There were about 35 million EU citizens (around 8% of the EU population) unable to keep their homes adequately warm in 2020. With the consequential rise in energy prices and Russia’s invasion of Ukraine, many more EU citizens have likely been impacted since. The European Commission is committed to tackle energy poverty and protect vulnerable consumers through its policies (Clean Energy for all Europeans Package, National Energy Climate Plans, Fit for 55 package) and initiatives such as the Energy Poverty Advisory Hub (EPAH). RENOVERTY, a LIFE funded project, will follow in those footsteps by fostering energy efficiency building upgrades in energy poor households in the Central and Eastern Europe (CEE) / South-eastern Europe (SEE) and Southern European countries (SE).
It is noted that rural residents are at higher risk of facing poverty and social exclusion and that less renovation and just transition initiatives take place in rural areas . Indeed, rural residents face multiple challenges when it comes to energy poverty, from the lack of access to adequate technical and social infrastructures, to socio-economic inequalities with high rates of income poverty and the need for more public participation and representation to become effectively and democratically involved in low-carbon transition processes.
To support vulnerable consumers in an effective way, the EU has put the spotlight on renovation through the Renovation Wave which aims to focus on improving the renovation rate of buildings to allow households to reduce their final energy consumption and enhance their quality of life. RENOVERTY will build on the Renovation Wave and tackle these gaps by facilitating energy renovations in the worst-performing buildings in rural areas through the development and replication of renovation roadmaps. Renovations will be done by delivering tools and resources to support local actors in building and implementing financially viable roadmaps.

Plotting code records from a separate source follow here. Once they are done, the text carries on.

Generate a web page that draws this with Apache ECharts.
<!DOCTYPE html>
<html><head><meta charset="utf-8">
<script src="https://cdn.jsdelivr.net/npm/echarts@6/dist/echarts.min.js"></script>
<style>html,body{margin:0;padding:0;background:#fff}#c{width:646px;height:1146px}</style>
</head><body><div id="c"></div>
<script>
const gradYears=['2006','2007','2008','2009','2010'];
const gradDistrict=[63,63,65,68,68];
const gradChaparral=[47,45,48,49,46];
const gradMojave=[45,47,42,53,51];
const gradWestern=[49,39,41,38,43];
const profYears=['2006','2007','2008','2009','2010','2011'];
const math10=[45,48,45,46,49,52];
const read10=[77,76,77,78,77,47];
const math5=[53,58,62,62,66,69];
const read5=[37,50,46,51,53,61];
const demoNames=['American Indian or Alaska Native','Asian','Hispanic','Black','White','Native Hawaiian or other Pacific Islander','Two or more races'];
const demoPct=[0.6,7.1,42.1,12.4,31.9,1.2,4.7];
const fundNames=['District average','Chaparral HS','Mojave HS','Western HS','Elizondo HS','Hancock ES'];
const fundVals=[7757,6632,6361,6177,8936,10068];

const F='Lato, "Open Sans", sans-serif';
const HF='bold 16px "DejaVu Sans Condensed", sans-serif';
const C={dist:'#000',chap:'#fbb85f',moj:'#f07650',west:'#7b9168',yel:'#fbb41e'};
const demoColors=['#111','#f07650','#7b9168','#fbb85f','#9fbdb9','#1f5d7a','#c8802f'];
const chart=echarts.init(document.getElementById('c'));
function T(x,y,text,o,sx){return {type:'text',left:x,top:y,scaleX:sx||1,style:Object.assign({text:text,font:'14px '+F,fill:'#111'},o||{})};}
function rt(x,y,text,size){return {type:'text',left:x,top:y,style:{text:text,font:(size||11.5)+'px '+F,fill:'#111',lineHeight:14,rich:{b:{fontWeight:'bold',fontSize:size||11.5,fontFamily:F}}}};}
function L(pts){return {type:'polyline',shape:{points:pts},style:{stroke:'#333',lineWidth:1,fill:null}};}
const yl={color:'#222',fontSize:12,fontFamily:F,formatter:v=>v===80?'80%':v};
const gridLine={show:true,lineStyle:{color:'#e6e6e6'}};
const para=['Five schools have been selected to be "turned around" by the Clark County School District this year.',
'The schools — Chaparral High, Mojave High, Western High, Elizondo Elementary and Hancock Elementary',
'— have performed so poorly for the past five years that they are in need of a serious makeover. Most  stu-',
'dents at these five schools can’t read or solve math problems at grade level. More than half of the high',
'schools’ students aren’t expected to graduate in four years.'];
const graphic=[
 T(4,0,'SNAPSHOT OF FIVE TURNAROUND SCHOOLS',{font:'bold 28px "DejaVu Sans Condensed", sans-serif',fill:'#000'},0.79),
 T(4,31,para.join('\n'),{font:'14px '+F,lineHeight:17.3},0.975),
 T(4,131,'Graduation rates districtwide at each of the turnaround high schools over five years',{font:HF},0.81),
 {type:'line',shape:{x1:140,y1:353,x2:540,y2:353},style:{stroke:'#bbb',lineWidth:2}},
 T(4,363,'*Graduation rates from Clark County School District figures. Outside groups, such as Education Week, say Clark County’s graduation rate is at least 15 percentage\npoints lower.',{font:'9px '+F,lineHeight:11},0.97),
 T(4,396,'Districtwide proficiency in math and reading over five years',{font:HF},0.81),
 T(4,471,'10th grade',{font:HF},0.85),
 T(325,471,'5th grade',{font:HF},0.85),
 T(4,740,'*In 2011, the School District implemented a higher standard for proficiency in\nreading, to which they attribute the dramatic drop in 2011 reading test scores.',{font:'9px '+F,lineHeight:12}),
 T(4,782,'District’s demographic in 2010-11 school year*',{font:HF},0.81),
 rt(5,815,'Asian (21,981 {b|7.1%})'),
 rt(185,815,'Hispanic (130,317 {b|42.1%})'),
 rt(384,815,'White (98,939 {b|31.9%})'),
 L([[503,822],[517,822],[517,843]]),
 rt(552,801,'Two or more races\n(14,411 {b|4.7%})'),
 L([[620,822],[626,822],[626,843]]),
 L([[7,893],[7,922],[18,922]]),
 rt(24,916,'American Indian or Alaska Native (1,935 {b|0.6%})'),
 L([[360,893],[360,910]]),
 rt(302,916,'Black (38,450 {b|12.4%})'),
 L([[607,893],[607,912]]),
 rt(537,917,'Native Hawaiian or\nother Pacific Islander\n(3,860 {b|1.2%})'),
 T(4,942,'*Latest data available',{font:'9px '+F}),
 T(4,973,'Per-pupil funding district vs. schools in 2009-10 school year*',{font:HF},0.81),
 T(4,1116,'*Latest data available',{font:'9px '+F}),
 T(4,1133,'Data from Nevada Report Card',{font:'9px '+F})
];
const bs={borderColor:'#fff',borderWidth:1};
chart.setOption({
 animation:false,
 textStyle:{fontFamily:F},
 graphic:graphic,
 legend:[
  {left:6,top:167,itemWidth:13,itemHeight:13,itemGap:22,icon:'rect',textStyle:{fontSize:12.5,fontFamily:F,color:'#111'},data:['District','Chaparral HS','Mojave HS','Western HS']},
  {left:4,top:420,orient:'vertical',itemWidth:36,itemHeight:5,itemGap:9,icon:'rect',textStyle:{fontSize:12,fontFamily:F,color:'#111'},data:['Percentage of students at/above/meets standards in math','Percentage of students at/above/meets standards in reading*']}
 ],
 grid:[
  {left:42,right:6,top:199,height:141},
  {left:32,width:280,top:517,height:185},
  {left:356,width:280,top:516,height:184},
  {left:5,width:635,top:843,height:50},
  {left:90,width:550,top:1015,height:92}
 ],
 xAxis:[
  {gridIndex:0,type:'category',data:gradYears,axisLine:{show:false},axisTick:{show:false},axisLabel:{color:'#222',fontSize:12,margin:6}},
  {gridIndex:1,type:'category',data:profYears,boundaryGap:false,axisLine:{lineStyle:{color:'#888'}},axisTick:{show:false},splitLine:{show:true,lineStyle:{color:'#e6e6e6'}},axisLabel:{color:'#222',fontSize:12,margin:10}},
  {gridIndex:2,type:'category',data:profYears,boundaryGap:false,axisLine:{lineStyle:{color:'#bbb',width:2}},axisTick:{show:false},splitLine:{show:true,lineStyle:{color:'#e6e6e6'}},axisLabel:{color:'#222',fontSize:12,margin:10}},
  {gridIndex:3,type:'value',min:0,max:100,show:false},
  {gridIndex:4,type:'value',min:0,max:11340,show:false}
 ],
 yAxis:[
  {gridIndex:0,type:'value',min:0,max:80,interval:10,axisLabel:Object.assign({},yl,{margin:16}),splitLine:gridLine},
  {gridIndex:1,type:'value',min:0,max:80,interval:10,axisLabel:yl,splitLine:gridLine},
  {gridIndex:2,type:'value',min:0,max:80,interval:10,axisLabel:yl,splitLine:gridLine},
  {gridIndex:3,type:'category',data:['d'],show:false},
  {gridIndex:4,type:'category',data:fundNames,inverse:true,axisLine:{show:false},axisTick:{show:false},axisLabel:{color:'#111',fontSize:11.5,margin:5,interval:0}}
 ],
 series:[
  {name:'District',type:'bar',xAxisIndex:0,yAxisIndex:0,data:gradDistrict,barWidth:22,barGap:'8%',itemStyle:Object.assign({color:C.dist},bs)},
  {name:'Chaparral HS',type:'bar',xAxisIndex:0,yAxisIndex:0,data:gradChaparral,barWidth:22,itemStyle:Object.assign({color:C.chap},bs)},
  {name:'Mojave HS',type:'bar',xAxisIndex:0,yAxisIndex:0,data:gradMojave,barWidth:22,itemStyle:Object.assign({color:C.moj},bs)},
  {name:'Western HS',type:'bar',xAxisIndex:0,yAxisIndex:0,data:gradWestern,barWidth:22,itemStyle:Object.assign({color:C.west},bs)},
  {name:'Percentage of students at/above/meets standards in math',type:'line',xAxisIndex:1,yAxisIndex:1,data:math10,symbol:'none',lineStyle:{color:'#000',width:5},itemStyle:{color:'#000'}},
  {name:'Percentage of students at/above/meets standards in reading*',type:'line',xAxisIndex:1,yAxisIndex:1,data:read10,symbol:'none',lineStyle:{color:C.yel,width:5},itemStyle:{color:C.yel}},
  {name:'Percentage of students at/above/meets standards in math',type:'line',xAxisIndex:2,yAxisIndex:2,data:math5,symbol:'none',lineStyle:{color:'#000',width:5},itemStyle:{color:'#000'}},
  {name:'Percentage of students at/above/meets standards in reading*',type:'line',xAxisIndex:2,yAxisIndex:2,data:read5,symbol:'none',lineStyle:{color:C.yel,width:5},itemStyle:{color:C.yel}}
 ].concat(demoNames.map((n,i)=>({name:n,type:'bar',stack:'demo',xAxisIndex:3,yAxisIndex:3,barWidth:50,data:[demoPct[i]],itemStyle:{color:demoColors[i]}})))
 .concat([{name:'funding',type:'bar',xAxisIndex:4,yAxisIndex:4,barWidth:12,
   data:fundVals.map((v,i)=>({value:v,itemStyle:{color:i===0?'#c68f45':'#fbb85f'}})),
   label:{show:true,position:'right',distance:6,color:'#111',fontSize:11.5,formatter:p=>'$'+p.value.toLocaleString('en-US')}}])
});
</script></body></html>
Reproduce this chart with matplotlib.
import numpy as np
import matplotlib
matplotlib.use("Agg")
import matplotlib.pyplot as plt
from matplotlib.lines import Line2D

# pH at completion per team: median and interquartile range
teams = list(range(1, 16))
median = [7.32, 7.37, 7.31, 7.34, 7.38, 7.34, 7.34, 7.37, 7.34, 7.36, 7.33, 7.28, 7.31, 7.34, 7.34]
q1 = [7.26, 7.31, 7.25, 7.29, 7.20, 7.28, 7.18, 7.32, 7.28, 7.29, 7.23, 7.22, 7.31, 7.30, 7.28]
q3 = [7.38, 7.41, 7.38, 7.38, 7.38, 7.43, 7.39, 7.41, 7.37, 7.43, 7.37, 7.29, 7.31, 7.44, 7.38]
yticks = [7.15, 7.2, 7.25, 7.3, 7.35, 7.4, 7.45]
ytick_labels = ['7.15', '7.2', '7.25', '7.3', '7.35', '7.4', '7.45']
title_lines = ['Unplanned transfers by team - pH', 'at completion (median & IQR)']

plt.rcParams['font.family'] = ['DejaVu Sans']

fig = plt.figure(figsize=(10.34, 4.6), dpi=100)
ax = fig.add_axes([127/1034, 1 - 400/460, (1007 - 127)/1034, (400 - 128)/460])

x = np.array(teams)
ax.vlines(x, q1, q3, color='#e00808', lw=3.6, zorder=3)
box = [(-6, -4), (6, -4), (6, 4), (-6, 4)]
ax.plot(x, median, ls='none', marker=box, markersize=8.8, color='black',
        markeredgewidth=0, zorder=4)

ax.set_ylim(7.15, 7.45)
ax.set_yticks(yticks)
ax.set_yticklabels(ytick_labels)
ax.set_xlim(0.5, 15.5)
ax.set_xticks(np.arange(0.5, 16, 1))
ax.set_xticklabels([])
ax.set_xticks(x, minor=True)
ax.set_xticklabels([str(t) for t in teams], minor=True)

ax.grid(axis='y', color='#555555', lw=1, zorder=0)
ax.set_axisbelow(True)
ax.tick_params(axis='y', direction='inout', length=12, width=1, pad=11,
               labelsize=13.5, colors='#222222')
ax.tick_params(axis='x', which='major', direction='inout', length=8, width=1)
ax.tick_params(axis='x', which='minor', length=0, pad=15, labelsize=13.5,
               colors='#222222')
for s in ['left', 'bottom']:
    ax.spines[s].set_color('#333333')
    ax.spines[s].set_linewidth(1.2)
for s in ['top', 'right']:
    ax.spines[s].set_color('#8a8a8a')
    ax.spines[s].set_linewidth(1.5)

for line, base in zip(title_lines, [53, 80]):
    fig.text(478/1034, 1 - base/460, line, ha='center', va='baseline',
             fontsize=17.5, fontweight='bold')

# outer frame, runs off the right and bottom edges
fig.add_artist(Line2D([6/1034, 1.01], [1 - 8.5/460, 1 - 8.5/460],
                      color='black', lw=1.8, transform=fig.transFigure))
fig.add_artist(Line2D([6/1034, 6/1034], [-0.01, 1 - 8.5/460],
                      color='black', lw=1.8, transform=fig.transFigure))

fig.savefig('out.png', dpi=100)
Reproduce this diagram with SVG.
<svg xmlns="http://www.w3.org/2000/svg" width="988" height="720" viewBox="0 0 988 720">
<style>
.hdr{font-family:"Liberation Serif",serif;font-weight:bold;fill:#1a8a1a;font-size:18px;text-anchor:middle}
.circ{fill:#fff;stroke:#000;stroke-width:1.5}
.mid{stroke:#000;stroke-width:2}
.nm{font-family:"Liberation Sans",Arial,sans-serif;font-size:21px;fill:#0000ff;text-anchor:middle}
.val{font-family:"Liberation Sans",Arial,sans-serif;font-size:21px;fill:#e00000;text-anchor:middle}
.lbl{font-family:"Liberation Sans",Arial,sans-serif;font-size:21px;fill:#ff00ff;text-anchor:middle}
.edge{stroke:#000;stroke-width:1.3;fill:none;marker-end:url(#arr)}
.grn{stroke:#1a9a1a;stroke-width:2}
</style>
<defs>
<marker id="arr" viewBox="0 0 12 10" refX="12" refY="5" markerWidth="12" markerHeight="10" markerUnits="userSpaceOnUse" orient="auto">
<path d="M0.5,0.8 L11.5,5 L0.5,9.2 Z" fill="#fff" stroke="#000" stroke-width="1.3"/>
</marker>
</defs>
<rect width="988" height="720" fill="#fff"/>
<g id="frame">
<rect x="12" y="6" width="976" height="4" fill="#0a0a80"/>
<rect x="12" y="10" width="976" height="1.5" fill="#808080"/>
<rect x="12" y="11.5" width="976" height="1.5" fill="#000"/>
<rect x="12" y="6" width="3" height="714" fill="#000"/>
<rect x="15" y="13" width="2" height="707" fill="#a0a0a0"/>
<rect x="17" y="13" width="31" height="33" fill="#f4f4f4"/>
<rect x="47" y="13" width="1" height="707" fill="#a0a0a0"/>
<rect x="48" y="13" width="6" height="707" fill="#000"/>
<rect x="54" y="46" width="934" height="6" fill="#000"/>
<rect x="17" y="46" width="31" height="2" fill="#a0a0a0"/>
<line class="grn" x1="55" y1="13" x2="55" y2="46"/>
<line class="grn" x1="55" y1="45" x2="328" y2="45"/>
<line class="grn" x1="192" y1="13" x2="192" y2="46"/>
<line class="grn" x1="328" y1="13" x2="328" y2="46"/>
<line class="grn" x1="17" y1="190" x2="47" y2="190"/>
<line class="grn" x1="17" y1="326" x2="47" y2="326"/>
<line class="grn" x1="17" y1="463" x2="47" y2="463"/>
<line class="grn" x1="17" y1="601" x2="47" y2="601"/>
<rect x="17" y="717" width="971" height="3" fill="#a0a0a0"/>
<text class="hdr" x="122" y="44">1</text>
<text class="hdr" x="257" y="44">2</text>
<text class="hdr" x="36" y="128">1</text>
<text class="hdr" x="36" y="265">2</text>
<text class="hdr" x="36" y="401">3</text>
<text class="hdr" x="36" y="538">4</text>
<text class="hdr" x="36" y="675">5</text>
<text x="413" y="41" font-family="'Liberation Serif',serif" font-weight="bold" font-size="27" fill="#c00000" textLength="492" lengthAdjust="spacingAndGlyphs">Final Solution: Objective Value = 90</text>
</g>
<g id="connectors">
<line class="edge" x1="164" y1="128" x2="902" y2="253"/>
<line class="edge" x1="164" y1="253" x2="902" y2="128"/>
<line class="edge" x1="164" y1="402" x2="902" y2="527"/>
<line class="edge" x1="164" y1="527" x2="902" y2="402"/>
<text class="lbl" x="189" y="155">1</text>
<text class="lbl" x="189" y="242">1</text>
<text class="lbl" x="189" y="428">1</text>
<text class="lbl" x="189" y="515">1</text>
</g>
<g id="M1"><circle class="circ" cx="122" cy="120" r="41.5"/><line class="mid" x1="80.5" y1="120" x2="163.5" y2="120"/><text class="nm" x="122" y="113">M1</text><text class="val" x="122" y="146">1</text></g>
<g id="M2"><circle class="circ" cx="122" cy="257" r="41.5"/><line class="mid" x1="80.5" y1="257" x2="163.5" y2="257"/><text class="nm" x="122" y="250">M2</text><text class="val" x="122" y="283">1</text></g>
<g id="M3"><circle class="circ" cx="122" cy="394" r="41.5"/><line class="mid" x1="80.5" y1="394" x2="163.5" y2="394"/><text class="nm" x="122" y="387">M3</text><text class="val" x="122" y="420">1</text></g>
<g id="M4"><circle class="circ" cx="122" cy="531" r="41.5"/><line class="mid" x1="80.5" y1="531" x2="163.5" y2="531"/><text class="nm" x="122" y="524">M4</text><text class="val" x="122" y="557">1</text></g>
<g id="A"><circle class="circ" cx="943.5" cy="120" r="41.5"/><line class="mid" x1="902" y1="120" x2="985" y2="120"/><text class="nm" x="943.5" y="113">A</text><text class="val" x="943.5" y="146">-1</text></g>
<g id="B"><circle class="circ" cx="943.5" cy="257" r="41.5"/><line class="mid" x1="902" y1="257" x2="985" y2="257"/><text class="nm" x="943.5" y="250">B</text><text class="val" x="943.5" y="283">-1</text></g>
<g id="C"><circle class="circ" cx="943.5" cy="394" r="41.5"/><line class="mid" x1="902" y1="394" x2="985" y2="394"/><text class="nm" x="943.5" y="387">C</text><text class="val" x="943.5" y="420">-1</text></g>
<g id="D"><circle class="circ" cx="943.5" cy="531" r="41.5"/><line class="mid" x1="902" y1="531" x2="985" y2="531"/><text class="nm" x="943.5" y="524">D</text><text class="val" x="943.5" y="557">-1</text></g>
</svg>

“Energy poverty and vulnerability have been at the forefront of Member States’ and the Commission’s concerns since the Russian invasion of Ukraine and the energy price hikes of the last year. Despite the increased attention to and need for reducing this phenomenon, little research has been carried out regarding the presence or degree of energy poverty among rural and peri-urban households within the EU.” Says Mara Oprea, Energy and Climate Expert at IEECP and Coordinator of the RENOVERTY Project. “As such, RENOVERTY seeks to put rural energy poverty on the map by identifying key indicators to characterise the most at-risk populations, thereby enabling their targeted support, while alleviating rural vulnerability by fostering energy efficiency building upgrades in energy poor households through replicable and scalable renovation roadmaps. By being the first EU-funded project to dedicate our efforts solely to rural and peri-urban energy poverty, the results of the next three years will set the tone for the progress made in relation to these groups, which is a responsibility we do not take lightly.”
In the next three years, the project will impact 7 pilot countries: Croatia, Estonia, Hungary, Slovenia (CEE, SEE region), Italy, Portugal, and Spain (SE region), while ensuring the replicability of the model in these regions and scaling it up to the EU level.
To have a long-lasting effect, RENOVERTY will ensure the replicability of the model to guide other public actors to renovate rural vulnerable districts. Due to the participatory approach implemented throughout the project lifetime, the outcomes will be applicable outside of the project’s geographical and time boundaries as well.
RENOVERTY will support around 115 households in getting adequate home renovations that will enhance their quality of life and also lower their energy bills. Furthermore, the project’s replication activities will indirectly impact around 1150 vulnerable households at the national level and in other regions that can implement relevant policies in the rural areas after the project lifetime.